A well written rubric can give feedback to the students, but more importantly, feed forward, that opportunity to tell students how they can improve in the next task. Very importantly they improve the validity and reliability of an assessment task and the marking associated. Validity is all about making sure that the task assesses what you intend it to assess, and reliability, because different assessors, acting independently using the same task description can come to the same judgements about a given piece of work. It is much fairer for the students a as result! And finally, a well written rubric, with clear language, well stated expectations, will decrease your workload. You know what you are assessing, as do your students. No more guess work. It is just now a matter of reading those submitted assessment tasks, common issues can be quickly remarked upon, and you can focus on showing students how they can improve.
The unexpected submission
But what about those students who don’t submit that ‘expected’ assignment? Who work out of the box? Like me the want to be watercolour artist! As teachers, we must be holistic about the standard that mostly matches what the students has done. We must remember there are the intended outcomes and descriptors. This again reinforces the ideas that we must make sure our work is congruent. So, when this happens, always go back to the criterion and the intended learning outcome and make a professional judgement. The standards descriptors should not be prescriptive, they should not be used to restrict the awarding of a grade, but as a guideline!
How do you write a Rubric?
This resource coming soon to YouTube!
Of course, this doesn’t tell you how to write a robust, coherent or consistent rubric!
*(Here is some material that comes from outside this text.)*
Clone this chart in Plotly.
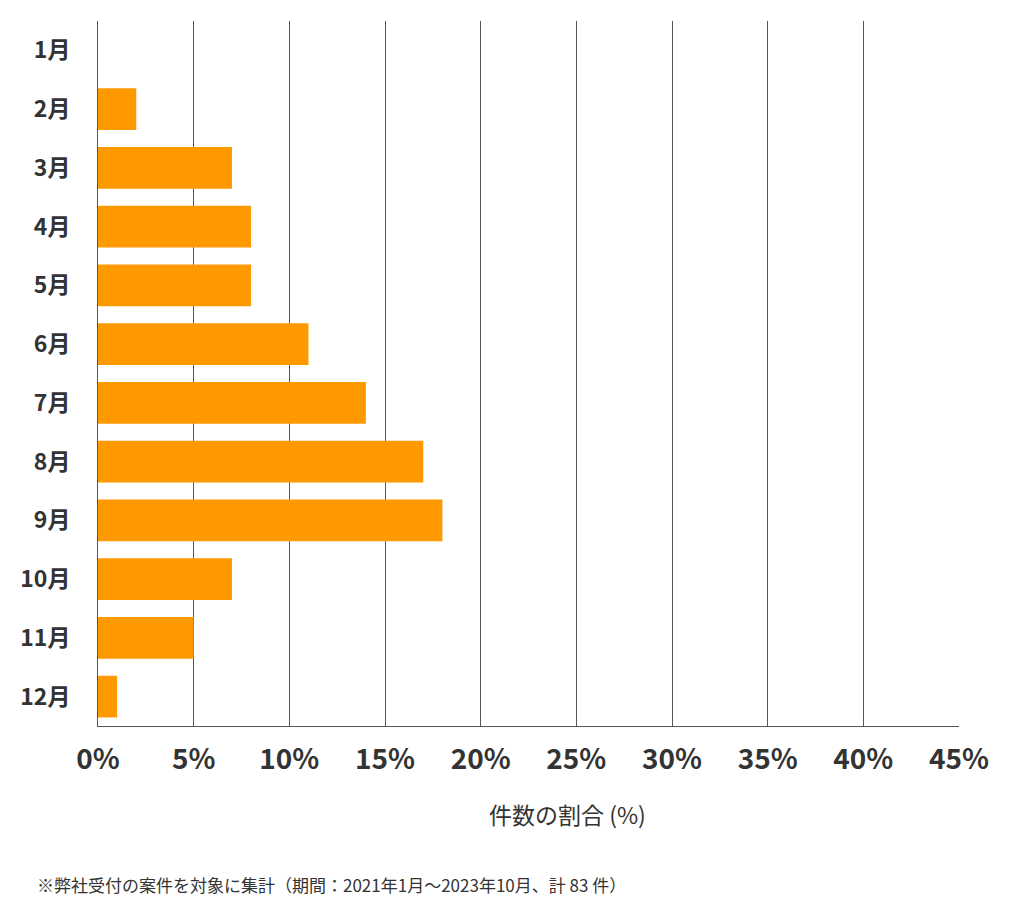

But I hope I have wetted your appetite. If you wish to know more, if you are like I was, the rubric borrower, and instead wish to become the rubric expert in your staff room or school. Then I have written a course for you! Linked to the Australian Professional Standards for Teachers, at the Proficient level at Standard 5. Though if you are a graduate teacher, you shouldn’t hesitate to complete the course – the learning for you will be invaluable. It will set you on the right track from the beginning!
Oh, and my watercolour? I am very happy with my efforts. Not yet ready for the National Gallery, and certainly room for improvement. But I like the instructions in Sue’s lesson, and I am absolutely going to try some of those techniques!